Deere & Company (NYSE:
DE
), the world's largest equipment farm maker, announced
lower-than-expected quarterly profits Wednesday. The company also
lowered full-year guidance. Deere shares dropped in early-market
trading down more than seven percent.
Deere projected net income of $3.1 billion for the year compared
to $3.3 billion analysts were anticipating according to Thomson
Reuters I/B/E/S estimates
Despite an 11 percent increase in net income to $788 million or
$1.98 a share for the third quarter, the figures failed to impress
analysts that were looking for $2.32 a share. For the same period
last year, Deere posted net income of $712.2 million or $1.69 per
share.
Deere attributed the lower guidance to the drought in the U.S.
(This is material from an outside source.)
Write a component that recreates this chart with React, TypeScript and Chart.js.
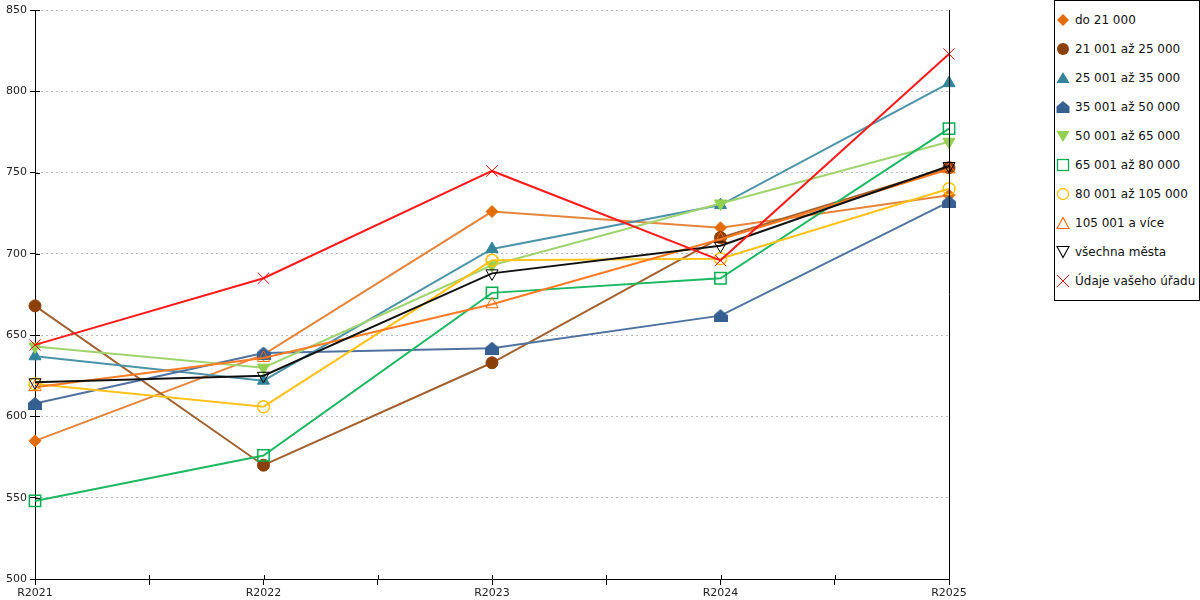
import { useEffect, useRef } from 'react';
import { Chart, registerables } from 'chart.js';

Chart.register(...registerables);

const years = ['R2021', 'R2022', 'R2023', 'R2024', 'R2025'];
const seriesNames = [
  'do 21 000',
  '21 001 až 25 000',
  '25 001 až 35 000',
  '35 001 až 50 000',
  '50 001 až 65 000',
  '65 001 až 80 000',
  '80 001 až 105 000',
  '105 001 a více',
  'všechna města',
  'Údaje vašeho úřadu',
];
const do21000 = [585, 638, 726, 716, 736];
const od21do25 = [668, 570, 633, 710, 753];
const od25do35 = [637, 622, 703, 730, 805];
const od35do50 = [608, 639, 642, 662, 732];
const od50do65 = [643, 630, 693, 731, 769];
const od65do80 = [548, 576, 676, 685, 777];
const od80do105 = [620, 606, 696, 697, 740];
const nad105 = [618, 636, 669, 709, 752];
const vsechnaMesta = [621, 625, 688, 705, 754];
const vasUrad = [644, 685, 751, 696, 823];
const yMin = 500;
const yMax = 850;
const yStep = 50;

const values = [do21000, od21do25, od25do35, od35do50, od50do65, od65do80, od80do105, nad105, vsechnaMesta, vasUrad];

type Marker = 'diamond' | 'circle' | 'triangle' | 'house' | 'down' | 'square' | 'ring' | 'openTri' | 'openDown' | 'x';

// marker look for each series
const looks: { marker: Marker; color: string; line: string }[] = [
  { marker: 'diamond', color: '#E36C0A', line: '#E5843A' },
  { marker: 'circle', color: '#8B4009', line: '#A2602F' },
  { marker: 'triangle', color: '#31849B', line: '#4A93A8' },
  { marker: 'house', color: '#376092', line: '#50729F' },
  { marker: 'down', color: '#92D050', line: '#A0D46E' },
  { marker: 'square', color: '#00B050', line: '#1CB862' },
  { marker: 'ring', color: '#FFC000', line: '#FFC21A' },
  { marker: 'openTri', color: '#FF6600', line: '#FF7A22' },
  { marker: 'openDown', color: '#000000', line: '#111111' },
  { marker: 'x', color: '#FF0000', line: '#FF1A1A' },
];

const FONT = '"DejaVu Sans", Verdana, sans-serif';

function houseImage(color: string) {
  const c = document.createElement('canvas');
  c.width = 14;
  c.height = 13;
  const g = c.getContext('2d')!;
  g.fillStyle = color;
  g.beginPath();
  g.moveTo(7, 0);
  g.lineTo(14, 6);
  g.lineTo(14, 13);
  g.lineTo(0, 13);
  g.lineTo(0, 6);
  g.closePath();
  g.fill();
  return c;
}

function pointOpts(m: Marker, color: string) {
  switch (m) {
    case 'diamond':
      return { pointStyle: 'rectRot', pointRadius: 6, pointBackgroundColor: color, pointBorderColor: color, pointBorderWidth: 1 };
    case 'circle':
      return { pointStyle: 'circle', pointRadius: 6, pointBackgroundColor: color, pointBorderColor: color, pointBorderWidth: 1 };
    case 'triangle':
      return { pointStyle: 'triangle', pointRadius: 7, pointBackgroundColor: color, pointBorderColor: color, pointBorderWidth: 1 };
    case 'house':
      return { pointStyle: houseImage(color), pointRadius: 7 };
    case 'down':
      return { pointStyle: 'triangle', pointRotation: 180, pointRadius: 7, pointBackgroundColor: color, pointBorderColor: color, pointBorderWidth: 1 };
    case 'square':
      return { pointStyle: 'rect', pointRadius: 8, pointBackgroundColor: 'rgba(255,255,255,0)', pointBorderColor: color, pointBorderWidth: 1.5 };
    case 'ring':
      return { pointStyle: 'circle', pointRadius: 6, pointBackgroundColor: 'rgba(255,255,255,0)', pointBorderColor: color, pointBorderWidth: 1.5 };
    case 'openTri':
      return { pointStyle: 'triangle', pointRadius: 7, pointBackgroundColor: 'rgba(255,255,255,0)', pointBorderColor: color, pointBorderWidth: 1 };
    case 'openDown':
      return { pointStyle: 'triangle', pointRotation: 180, pointRadius: 7, pointBackgroundColor: 'rgba(255,255,255,0)', pointBorderColor: color, pointBorderWidth: 1 };
    default:
      return { pointStyle: 'crossRot', pointRadius: 8, pointBorderColor: color, pointBorderWidth: 1 };
  }
}

// inner halves of the tick marks + right frame line
const framePlugin = {
  id: 'frame',
  afterDatasetsDraw(chart: any) {
    const { ctx, chartArea: a, scales } = chart;
    ctx.save();
    ctx.strokeStyle = '#000';
    ctx.lineWidth = 1;
    ctx.beginPath();
    const r = Math.round(a.right) + 0.5;
    ctx.moveTo(r, a.top);
    ctx.lineTo(r, a.bottom);
    scales.y.ticks.forEach((t: any) => {
      const y = Math.round(scales.y.getPixelForValue(t.value)) + 0.5;
      ctx.moveTo(a.left, y);
      ctx.lineTo(a.left + 5, y);
    });
    scales.x.ticks.forEach((t: any) => {
      const x = Math.round(scales.x.getPixelForValue(t.value)) + 0.5;
      ctx.moveTo(x, a.bottom);
      ctx.lineTo(x, a.bottom - 4);
    });
    ctx.stroke();
    ctx.restore();
  },
};

const LegendMarker = ({ m, color }: { m: Marker; color: string }) => {
  let shape;
  switch (m) {
    case 'diamond':
      shape = <polygon points="7,1 13,7 7,13 1,7" fill={color} />;
      break;
    case 'circle':
      shape = <circle cx="7" cy="7" r="6" fill={color} />;
      break;
    case 'triangle':
      shape = <polygon points="7,1 13.5,12 0.5,12" fill={color} />;
      break;
    case 'house':
      shape = <polygon points="7,1 13.5,6.5 13.5,13 0.5,13 0.5,6.5" fill={color} />;
      break;
    case 'down':
      shape = <polygon points="0.5,2 13.5,2 7,13" fill={color} />;
      break;
    case 'square':
      shape = <rect x="1.5" y="1.5" width="11" height="11" fill="none" stroke={color} strokeWidth="1.3" />;
      break;
    case 'ring':
      shape = <circle cx="7" cy="7" r="5.5" fill="none" stroke={color} strokeWidth="1.3" />;
      break;
    case 'openTri':
      shape = <polygon points="7,1.5 13,12.5 1,12.5" fill="none" stroke={color} strokeWidth="1.1" />;
      break;
    case 'openDown':
      shape = <polygon points="1,1.5 13,1.5 7,12.5" fill="none" stroke={color} strokeWidth="1.1" />;
      break;
    default:
      shape = (
        <g stroke={color} strokeWidth="1">
          <line x1="1" y1="1" x2="13" y2="13" />
          <line x1="13" y1="1" x2="1" y2="13" />
        </g>
      );
  }
  return (
    <svg width="14" height="14" style={{ display: 'block' }}>
      {shape}
    </svg>
  );
};

const App = () => {
  const chartRef = useRef<HTMLCanvasElement>(null);

  useEffect(() => {
    const ctx = chartRef.current?.getContext('2d');
    if (!ctx) return;

    const datasets = values.map((vals, i) => ({
      label: seriesNames[i],
      data: vals.map((v, j) => ({ x: j, y: v })),
      borderColor: looks[i].line,
      borderWidth: 2,
      fill: false,
      tension: 0,
      clip: false,
      order: values.length - i,
      ...pointOpts(looks[i].marker, looks[i].color),
    }));

    const chartInstance = new Chart(ctx, {
      type: 'line',
      data: { datasets: datasets as any },
      plugins: [framePlugin],
      options: {
        responsive: false,
        animation: false,
        layout: { padding: { top: 10, right: 51, left: 0, bottom: 0 } },
        plugins: { legend: { display: false }, tooltip: { enabled: false } },
        scales: {
          x: {
            type: 'linear',
            min: 0,
            max: years.length - 1,
            afterFit: (s: any) => {
              s.height = 21;
            },
            afterBuildTicks: (s: any) => {
              const t = [];
              for (let v = 0; v <= years.length - 1; v += 0.5) t.push({ value: v });
              s.ticks = t;
            },
            ticks: {
              autoSkip: false,
              maxRotation: 0,
              padding: 2,
              color: '#222',
              font: { family: FONT, size: 11 },
              callback: (v: any) => (Number.isInteger(v) ? years[v] : ''),
            },
            grid: { drawOnChartArea: false, drawTicks: true, tickLength: 6, tickColor: '#000' },
            border: { color: '#000', width: 1 },
          },
          y: {
            min: yMin,
            max: yMax,
            afterFit: (s: any) => {
              s.width = 35;
            },
            ticks: {
              stepSize: yStep,
              padding: 3,
              color: '#222',
              font: { family: FONT, size: 11 },
            },
            grid: {
              color: '#BBBBBB',
              lineWidth: 1,
              tickLength: 5,
              tickColor: '#000',
              tickBorderDash: [],
            },
            border: { color: '#000', width: 1, dash: [2, 3] },
          },
        },
      },
    });

    return () => chartInstance.destroy();
  }, []);

  return (
    <div style={{ position: 'absolute', left: 0, top: 0, width: 1200, height: 600, background: '#fff', fontFamily: FONT }}>
      <canvas ref={chartRef} width={1000} height={600} style={{ position: 'absolute', left: 0, top: 0 }} />

      {/* legend box */}
      <div
        style={{
          position: 'absolute',
          left: 1054,
          top: 0,
          width: 144,
          height: 299,
          border: '1px solid #000',
        }}
      >
        {seriesNames.map((name, i) => (
          <div
            key={name}
            style={{ position: 'absolute', left: 1, top: 11 + i * 29, height: 16, display: 'flex', alignItems: 'center' }}
          >
            <LegendMarker m={looks[i].marker} color={looks[i].color} />
            <span style={{ marginLeft: 5, fontSize: 12, color: '#111', whiteSpace: 'nowrap' }}>{name}</span>
          </div>
        ))}
      </div>
    </div>
  );
};

export default App;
and parts of Asia and South America. "Global economic conditions
and dryness in several key markets warrant some caution in coming
months," said CEO Samuel R. Allen in a
statement.
A study released by
Langenberg & Company
earlier in the week said farmer income could fall more than 10
percent in the remainder of the year. For Deere, that may affect
agricultural equipment sales. The report also acknowledged, though,
that for large farmers who are insured, tractors sales would be
unaffected.
Deere also blamed an 11 percent currency impact due to the
strength in the dollar worldwide this year. The company forecasted
international sales for the entire industry to drop 5 to 10 percent
for the full year.
Moreover, Deere reported a 15 percent revenue increase for the
year ended July 31. However, without Canadian sales, revenue was
only up 7 percent for the year and was unchanged for the third
quarter. "Sales fell short of our expectations due to weakening in
certain international markets and short-term manufacturing
inefficiencies resulting from the introduction of a record number
of new products," Allen said in the statement.
Deere also blamed "unfavorable currency-transition" on the
weaker numbers. But South American sales may also be to blame -
especially due to Argentina's draught. Also, there are visible
signs of softening sales in both China and India.
Deere's competitor Caterpillar (NYSE:
CAT
) was trading down around 0.6 percent for the day. Agricultural
manufacturer AGCO's. (NYSE:
AGCO
) shares were getting hit, down over 3 percent in early
trading.
Deere shares may continue to fluctuate in a wide and
directionless pattern for the foreseeable future. A plethora of
uncertain variables have kept investors from committing long term
to the farm equipment sector, specifically Deere.